It could be a simple issue of him being am inexperienced hunter, might have stumbled across your stand and figured it was a good spot to see deer if your hunting there and honestly really didn't know any better. 

I'm with the few others that said it. Take the high road, next time they are at the house go over and introduce yourself, tell him you noticed last time you were in the woods that the tree his stand was in blew over. Then offer to help him find a new area to set it up at. This can pay off a thousand fold in the long run, AND you will be able to help set him up outside of your area... Possible in a place that will push deer your way when he gets in and out of his stand. 
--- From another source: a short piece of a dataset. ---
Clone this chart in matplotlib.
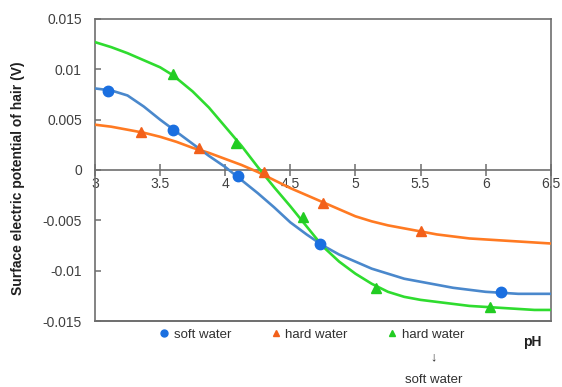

Use it to your advantage and try to make a friend in the process!


----------



## wis2ohio (Jan 20, 2012)

I would take the stand and steps down for him and nicely tell him his rotten tree that was over looking your side of the property fell over and you wanted to return his stuff before someone else grabbed it and inform him it's not very neighborly of him to hunt the property line but then again that could start a whole mess in itself


----------



## ostbucks98 (Apr 14, 2004)

I find its best to be buddies with neighbors and not enemies. Nit sure why but the weekenders think its in there best interest to be almighty when it comes to their property. Making friends with your neighbors will be way more beneficial.


----------



## Whaler (Nov 16, 2004)

My buddy had a nice tree that he went up in a lot and shot several deer from. One day I was hunting without him so I used his tree. While in the tree I looked up at the top and could see it was dead. I told him he had better not use it anymore so he picked out another live tree nearby. A short time later the tree he used so much fell over. It pays to pay attention.


----------